>> start

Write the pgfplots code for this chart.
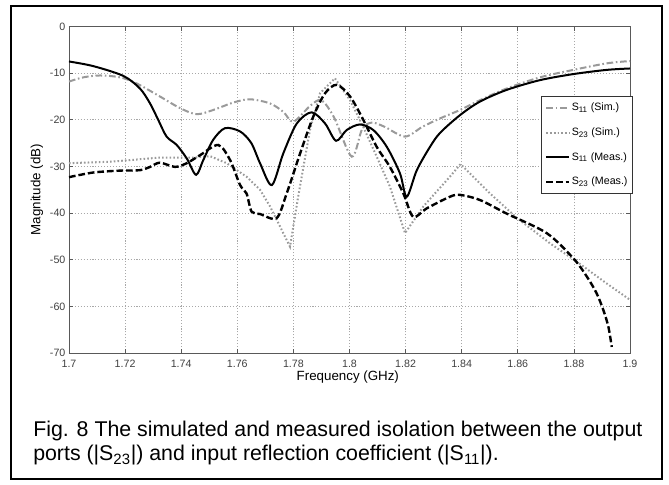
\documentclass[border=0pt]{standalone}
\usepackage{pgfplots}
\pgfplotsset{compat=1.18}
\usepackage{fontspec}
\setmainfont{Liberation Sans}
\definecolor{simgray}{HTML}{9A9A9A}
\definecolor{gridgray}{HTML}{A8A8A8}
\begin{document}
\begin{tikzpicture}
\useasboundingbox (0,0) rectangle (501.75pt,363.75pt);
\draw[line width=2pt] (8.25pt,4.5pt) rectangle (496.5pt,359.25pt);
\begin{axis}[
  at={(51.75pt,99pt)}, anchor=south west,
  scale only axis, width=420.75pt, height=244.875pt,
  xmin=1.7, xmax=1.9, ymin=-70, ymax=0,
  xtick={1.7,1.72,1.74,1.76,1.78,1.8,1.82,1.84,1.86,1.88,1.9},
  xticklabels={1.7,1.72,1.74,1.76,1.78,1.8,1.82,1.84,1.86,1.88,1.9},
  ytick={-70,-60,-50,-40,-30,-20,-10,0},
  yticklabels={-70,-60,-50,-40,-30,-20,-10,0},
  tick pos=both, tick align=inside, major tick length=3pt,
  grid=major,
  major grid style={gridgray, line width=0.6pt, dash pattern=on 0.8pt off 1.4pt},
  axis line style={black!65, line width=0.6pt},
  every tick/.style={black!65, line width=0.5pt},
  tick label style={font=\fontsize{8}{9}\selectfont, text=black!75, inner sep=0pt},
  xticklabel style={anchor=center, yshift=-8.25pt},
  yticklabel style={anchor=east, xshift=-2.5pt},
  /pgf/number format/assume math mode=true,
  xlabel={Frequency (GHz)}, ylabel={Magnitude (dB)},
  label style={font=\fontsize{7.5}{9}\selectfont, text=black!80},
  every axis x label/.style={at={(axis description cs:0.497,-0.0735)}, anchor=center},
  every axis y label/.style={at={(axis description cs:-0.057,0.5)}, anchor=center, rotate=90},
  legend style={at={(0.843,0.785)}, anchor=north west, draw=black!80, line width=0.8pt,
    fill=white, font=\fontsize{8}{9.5}\selectfont, inner sep=2.5pt, outer sep=0pt, row sep=6.5pt,
    nodes={inner sep=1pt, text height=7pt, text depth=3pt}},
  legend cell align=left,
]
\addplot[simgray, line width=1.5pt, dash pattern=on 5pt off 2pt on 1.2pt off 2pt, smooth, tension=0.5] coordinates {
(1.700,-11.8) (1.7051,-10.9) (1.711,-10.5) (1.7182,-10.9) (1.7241,-12.2) (1.7324,-15.0)
(1.7396,-17.5) (1.7455,-18.8) (1.7514,-17.9) (1.7586,-16.3) (1.7645,-15.6) (1.7717,-16.5)
(1.7764,-18.3) (1.780,-20.4) (1.786,-17.0) (1.790,-15.8) (1.7945,-19.5) (1.8008,-27.9)
(1.8045,-22.0) (1.808,-20.6) (1.8125,-21.5) (1.8198,-23.6) (1.826,-21.5) (1.8323,-19.7)
(1.8394,-17.9) (1.8465,-15.8) (1.856,-13.3) (1.8679,-10.9) (1.8798,-9.3) (1.8917,-7.9) (1.900,-7.4)
};
\addlegendentry{S\textsubscript{11} (Sim.)}
\addplot[simgray, line width=1.5pt, dash pattern=on 1.2pt off 1.6pt] coordinates {
(1.700,-29.3) (1.7146,-29.0) (1.7324,-28.1) (1.7443,-28.1) (1.7503,-27.8) (1.7562,-29.3)
(1.7633,-32.2) (1.7681,-35.0) (1.7717,-38.6) (1.7764,-44.3) (1.7788,-47.2) (1.7817,-36.5)
(1.7859,-22.2) (1.7895,-14.3) (1.7948,-11.1) (1.8002,-15.8) (1.8049,-21.5) (1.8097,-27.9)
(1.8144,-34.3) (1.8198,-44.3) (1.8263,-38.6) (1.8358,-32.2) (1.8396,-29.5) (1.8501,-35.8)
(1.8596,-41.0) (1.8715,-46.5) (1.881,-50.4) (1.8917,-55.1) (1.900,-58.6)
};
\addlegendentry{S\textsubscript{23} (Sim.)}
\addplot[black, line width=1.5pt, smooth, tension=0.5] coordinates {
(1.700,-7.5) (1.7087,-8.5) (1.7194,-10.6) (1.7253,-13.3) (1.7289,-16.5) (1.7318,-20.0)
(1.7348,-23.6) (1.7384,-25.4) (1.742,-28.3) (1.7453,-31.8) (1.7479,-28.6) (1.7514,-24.3)
(1.7556,-21.8) (1.761,-22.5) (1.7650,-25.0) (1.7681,-29.3) (1.7723,-34.0) (1.7764,-27.2)
(1.7812,-20.8) (1.7865,-18.4) (1.7913,-20.8) (1.7952,-24.5) (1.799,-22.2) (1.8037,-21.0)
(1.8085,-22.2) (1.8133,-25.8) (1.818,-31.5) (1.8204,-36.5) (1.824,-30.8) (1.8287,-25.8)
(1.8323,-22.8) (1.8394,-19.0) (1.8465,-16.1) (1.856,-13.6) (1.8679,-11.5) (1.8798,-10.2)
(1.8917,-9.3) (1.900,-9.0)
};
\addlegendentry{S\textsubscript{11} (Meas.)}
\addplot[black, line width=1.8pt, dash pattern=on 5pt off 2.2pt, smooth, tension=0.5] coordinates {
(1.700,-32.3) (1.7087,-31.3) (1.7182,-30.9) (1.7253,-30.8) (1.7289,-30.1) (1.7324,-29.2)
(1.7378,-30.1) (1.742,-29.3) (1.7467,-27.6) (1.7532,-25.4) (1.7574,-28.6) (1.761,-34.0)
(1.7633,-35.8) (1.7651,-39.7) (1.7681,-40.2) (1.774,-41.1) (1.7776,-35.8) (1.7824,-27.2)
(1.7871,-19.3) (1.7913,-14.3) (1.7955,-12.5) (1.8002,-15.0) (1.8049,-20.0) (1.8097,-25.8)
(1.8144,-30.1) (1.8192,-35.8) (1.8227,-40.8) (1.8275,-39.0) (1.8358,-36.5) (1.8394,-36.1)
(1.8465,-37.2) (1.856,-40.1) (1.8703,-44.3) (1.8798,-49.7) (1.8846,-53.6) (1.8881,-57.2)
(1.8905,-60.8) (1.8923,-64.4) (1.8935,-68.7)
};
\addlegendentry{S\textsubscript{23} (Meas.)}
\end{axis}
\node[anchor=base west, inner sep=0pt, font=\fontsize{16}{18}\selectfont] at (24.75pt,36pt)
  {Fig. 8 The simulated and measured isolation between the output};
\node[anchor=base west, inner sep=0pt, font=\fontsize{16}{18}\selectfont] at (24.75pt,18pt)
  {ports (|S\textsubscript{23}|) and input reflection coefficient (|S\textsubscript{11}|).};
\end{tikzpicture}
\end{document}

>> end

:: Set exercise ::
Each line of the data is to be duplicated exactly; pictures stay out of the copy.

:: Task answer ::
Write the pgfplots code for this chart.
\documentclass[border=0pt]{standalone}
\usepackage{pgfplots}
\pgfplotsset{compat=1.18}
\usepackage{fontspec}
\setmainfont{Liberation Sans}
\definecolor{simgray}{HTML}{9A9A9A}
\definecolor{gridgray}{HTML}{A8A8A8}
\begin{document}
\begin{tikzpicture}
\useasboundingbox (0,0) rectangle (501.75pt,363.75pt);
\draw[line width=2pt] (8.25pt,4.5pt) rectangle (496.5pt,359.25pt);
\begin{axis}[
  at={(51.75pt,99pt)}, anchor=south west,
  scale only axis, width=420.75pt, height=244.875pt,
  xmin=1.7, xmax=1.9, ymin=-70, ymax=0,
  xtick={1.7,1.72,1.74,1.76,1.78,1.8,1.82,1.84,1.86,1.88,1.9},
  xticklabels={1.7,1.72,1.74,1.76,1.78,1.8,1.82,1.84,1.86,1.88,1.9},
  ytick={-70,-60,-50,-40,-30,-20,-10,0},
  yticklabels={-70,-60,-50,-40,-30,-20,-10,0},
  tick pos=both, tick align=inside, major tick length=3pt,
  grid=major,
  major grid style={gridgray, line width=0.6pt, dash pattern=on 0.8pt off 1.4pt},
  axis line style={black!65, line width=0.6pt},
  every tick/.style={black!65, line width=0.5pt},
  tick label style={font=\fontsize{8}{9}\selectfont, text=black!75, inner sep=0pt},
  xticklabel style={anchor=center, yshift=-8.25pt},
  yticklabel style={anchor=east, xshift=-2.5pt},
  /pgf/number format/assume math mode=true,
  xlabel={Frequency (GHz)}, ylabel={Magnitude (dB)},
  label style={font=\fontsize{7.5}{9}\selectfont, text=black!80},
  every axis x label/.style={at={(axis description cs:0.497,-0.0735)}, anchor=center},
  every axis y label/.style={at={(axis description cs:-0.057,0.5)}, anchor=center, rotate=90},
  legend style={at={(0.843,0.785)}, anchor=north west, draw=black!80, line width=0.8pt,
    fill=white, font=\fontsize{8}{9.5}\selectfont, inner sep=2.5pt, outer sep=0pt, row sep=6.5pt,
    nodes={inner sep=1pt, text height=7pt, text depth=3pt}},
  legend cell align=left,
]
\addplot[simgray, line width=1.5pt, dash pattern=on 5pt off 2pt on 1.2pt off 2pt, smooth, tension=0.5] coordinates {
(1.700,-11.8) (1.7051,-10.9) (1.711,-10.5) (1.7182,-10.9) (1.7241,-12.2) (1.7324,-15.0)
(1.7396,-17.5) (1.7455,-18.8) (1.7514,-17.9) (1.7586,-16.3) (1.7645,-15.6) (1.7717,-16.5)
(1.7764,-18.3) (1.780,-20.4) (1.786,-17.0) (1.790,-15.8) (1.7945,-19.5) (1.8008,-27.9)
(1.8045,-22.0) (1.808,-20.6) (1.8125,-21.5) (1.8198,-23.6) (1.826,-21.5) (1.8323,-19.7)
(1.8394,-17.9) (1.8465,-15.8) (1.856,-13.3) (1.8679,-10.9) (1.8798,-9.3) (1.8917,-7.9) (1.900,-7.4)
};
\addlegendentry{S\textsubscript{11} (Sim.)}
\addplot[simgray, line width=1.5pt, dash pattern=on 1.2pt off 1.6pt] coordinates {
(1.700,-29.3) (1.7146,-29.0) (1.7324,-28.1) (1.7443,-28.1) (1.7503,-27.8) (1.7562,-29.3)
(1.7633,-32.2) (1.7681,-35.0) (1.7717,-38.6) (1.7764,-44.3) (1.7788,-47.2) (1.7817,-36.5)
(1.7859,-22.2) (1.7895,-14.3) (1.7948,-11.1) (1.8002,-15.8) (1.8049,-21.5) (1.8097,-27.9)
(1.8144,-34.3) (1.8198,-44.3) (1.8263,-38.6) (1.8358,-32.2) (1.8396,-29.5) (1.8501,-35.8)
(1.8596,-41.0) (1.8715,-46.5) (1.881,-50.4) (1.8917,-55.1) (1.900,-58.6)
};
\addlegendentry{S\textsubscript{23} (Sim.)}
\addplot[black, line width=1.5pt, smooth, tension=0.5] coordinates {
(1.700,-7.5) (1.7087,-8.5) (1.7194,-10.6) (1.7253,-13.3) (1.7289,-16.5) (1.7318,-20.0)
(1.7348,-23.6) (1.7384,-25.4) (1.742,-28.3) (1.7453,-31.8) (1.7479,-28.6) (1.7514,-24.3)
(1.7556,-21.8) (1.761,-22.5) (1.7650,-25.0) (1.7681,-29.3) (1.7723,-34.0) (1.7764,-27.2)
(1.7812,-20.8) (1.7865,-18.4) (1.7913,-20.8) (1.7952,-24.5) (1.799,-22.2) (1.8037,-21.0)
(1.8085,-22.2) (1.8133,-25.8) (1.818,-31.5) (1.8204,-36.5) (1.824,-30.8) (1.8287,-25.8)
(1.8323,-22.8) (1.8394,-19.0) (1.8465,-16.1) (1.856,-13.6) (1.8679,-11.5) (1.8798,-10.2)
(1.8917,-9.3) (1.900,-9.0)
};
\addlegendentry{S\textsubscript{11} (Meas.)}
\addplot[black, line width=1.8pt, dash pattern=on 5pt off 2.2pt, smooth, tension=0.5] coordinates {
(1.700,-32.3) (1.7087,-31.3) (1.7182,-30.9) (1.7253,-30.8) (1.7289,-30.1) (1.7324,-29.2)
(1.7378,-30.1) (1.742,-29.3) (1.7467,-27.6) (1.7532,-25.4) (1.7574,-28.6) (1.761,-34.0)
(1.7633,-35.8) (1.7651,-39.7) (1.7681,-40.2) (1.774,-41.1) (1.7776,-35.8) (1.7824,-27.2)
(1.7871,-19.3) (1.7913,-14.3) (1.7955,-12.5) (1.8002,-15.0) (1.8049,-20.0) (1.8097,-25.8)
(1.8144,-30.1) (1.8192,-35.8) (1.8227,-40.8) (1.8275,-39.0) (1.8358,-36.5) (1.8394,-36.1)
(1.8465,-37.2) (1.856,-40.1) (1.8703,-44.3) (1.8798,-49.7) (1.8846,-53.6) (1.8881,-57.2)
(1.8905,-60.8) (1.8923,-64.4) (1.8935,-68.7)
};
\addlegendentry{S\textsubscript{23} (Meas.)}
\end{axis}
\node[anchor=base west, inner sep=0pt, font=\fontsize{16}{18}\selectfont] at (24.75pt,36pt)
  {Fig. 8 The simulated and measured isolation between the output};
\node[anchor=base west, inner sep=0pt, font=\fontsize{16}{18}\selectfont] at (24.75pt,18pt)
  {ports (|S\textsubscript{23}|) and input reflection coefficient (|S\textsubscript{11}|).};
\end{tikzpicture}
\end{document}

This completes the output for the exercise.